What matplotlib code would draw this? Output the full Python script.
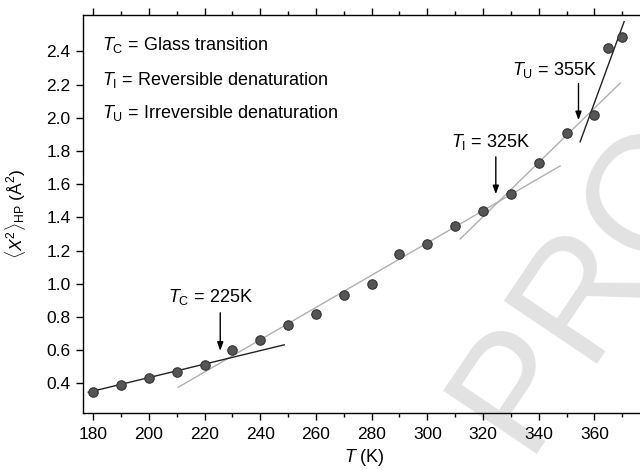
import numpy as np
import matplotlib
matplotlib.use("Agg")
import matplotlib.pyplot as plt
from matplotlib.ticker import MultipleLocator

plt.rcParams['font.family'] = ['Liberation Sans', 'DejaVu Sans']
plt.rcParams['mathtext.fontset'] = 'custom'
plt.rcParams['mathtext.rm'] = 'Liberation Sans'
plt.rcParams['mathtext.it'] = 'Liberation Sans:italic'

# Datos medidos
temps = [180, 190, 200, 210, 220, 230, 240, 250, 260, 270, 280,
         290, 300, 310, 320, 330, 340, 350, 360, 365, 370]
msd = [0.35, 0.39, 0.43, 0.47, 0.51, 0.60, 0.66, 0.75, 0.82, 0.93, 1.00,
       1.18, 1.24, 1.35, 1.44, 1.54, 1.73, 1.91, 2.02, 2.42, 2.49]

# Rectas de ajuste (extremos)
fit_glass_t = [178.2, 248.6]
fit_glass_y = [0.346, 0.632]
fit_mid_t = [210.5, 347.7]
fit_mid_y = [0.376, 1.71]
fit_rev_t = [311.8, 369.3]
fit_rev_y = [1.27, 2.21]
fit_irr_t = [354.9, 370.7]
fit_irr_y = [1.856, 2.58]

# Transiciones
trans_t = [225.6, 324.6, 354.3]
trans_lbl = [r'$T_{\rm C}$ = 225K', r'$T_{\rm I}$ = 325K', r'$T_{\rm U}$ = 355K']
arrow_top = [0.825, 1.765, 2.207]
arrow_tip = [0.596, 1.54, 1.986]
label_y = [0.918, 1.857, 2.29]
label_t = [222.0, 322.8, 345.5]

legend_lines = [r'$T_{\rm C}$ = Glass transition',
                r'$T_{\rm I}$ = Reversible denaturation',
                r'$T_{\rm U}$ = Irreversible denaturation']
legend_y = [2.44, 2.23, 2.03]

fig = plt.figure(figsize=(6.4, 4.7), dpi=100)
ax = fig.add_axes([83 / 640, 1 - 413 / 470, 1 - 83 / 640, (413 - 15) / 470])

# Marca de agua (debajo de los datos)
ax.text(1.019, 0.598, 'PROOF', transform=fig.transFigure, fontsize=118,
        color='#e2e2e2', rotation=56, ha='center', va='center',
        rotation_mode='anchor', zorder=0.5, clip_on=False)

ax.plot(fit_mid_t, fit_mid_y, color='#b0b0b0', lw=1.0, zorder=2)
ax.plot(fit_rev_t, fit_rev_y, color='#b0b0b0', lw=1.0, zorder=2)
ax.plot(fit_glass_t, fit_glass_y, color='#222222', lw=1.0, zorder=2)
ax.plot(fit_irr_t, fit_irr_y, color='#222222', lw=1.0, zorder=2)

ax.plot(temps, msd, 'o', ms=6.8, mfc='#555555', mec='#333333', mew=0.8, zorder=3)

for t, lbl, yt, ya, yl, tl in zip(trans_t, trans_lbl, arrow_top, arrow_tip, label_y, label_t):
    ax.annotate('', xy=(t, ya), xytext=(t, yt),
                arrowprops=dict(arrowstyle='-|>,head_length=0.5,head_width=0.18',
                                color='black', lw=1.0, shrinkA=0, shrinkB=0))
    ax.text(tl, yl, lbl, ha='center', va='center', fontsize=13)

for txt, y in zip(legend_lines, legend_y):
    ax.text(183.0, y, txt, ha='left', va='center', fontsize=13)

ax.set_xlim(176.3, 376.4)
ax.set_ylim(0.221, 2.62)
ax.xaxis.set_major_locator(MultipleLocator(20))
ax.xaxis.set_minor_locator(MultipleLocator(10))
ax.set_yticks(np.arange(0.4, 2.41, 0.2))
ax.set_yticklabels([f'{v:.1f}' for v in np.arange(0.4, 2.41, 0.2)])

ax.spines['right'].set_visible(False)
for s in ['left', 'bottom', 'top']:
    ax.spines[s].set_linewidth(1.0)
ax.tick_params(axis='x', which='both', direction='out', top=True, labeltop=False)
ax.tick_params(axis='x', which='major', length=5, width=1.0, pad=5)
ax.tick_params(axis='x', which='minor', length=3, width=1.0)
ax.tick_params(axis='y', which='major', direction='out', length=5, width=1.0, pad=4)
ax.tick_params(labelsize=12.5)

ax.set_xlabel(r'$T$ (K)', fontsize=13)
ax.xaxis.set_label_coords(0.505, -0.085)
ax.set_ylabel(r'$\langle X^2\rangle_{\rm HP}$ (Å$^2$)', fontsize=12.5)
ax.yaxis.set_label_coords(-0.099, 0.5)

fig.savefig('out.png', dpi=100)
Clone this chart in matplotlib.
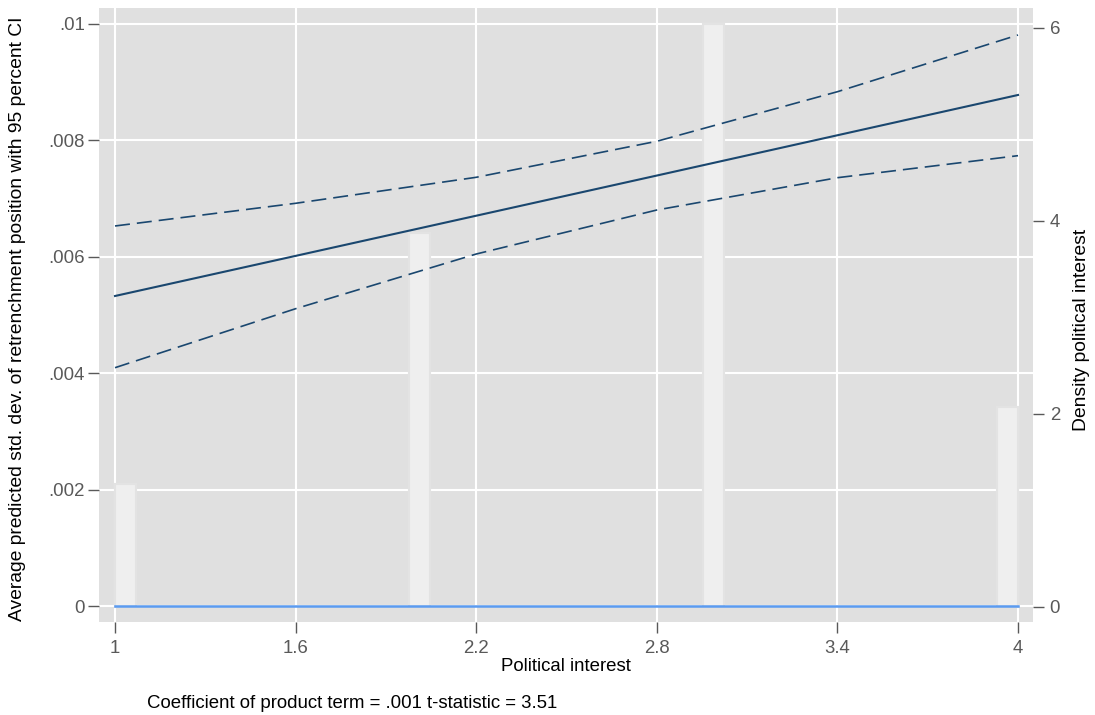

******************************

### What the exercise asks
Write out exactly the lines between the start of the data and the line with "from matplotlib.ticker import MultipleLocator", including both, but none of the pictures.

### Response for this exercise
What matplotlib code would draw this? Output the full Python script.
import numpy as np
import matplotlib
matplotlib.use("Agg")
import matplotlib.pyplot as plt
from matplotlib.ticker import MultipleLocator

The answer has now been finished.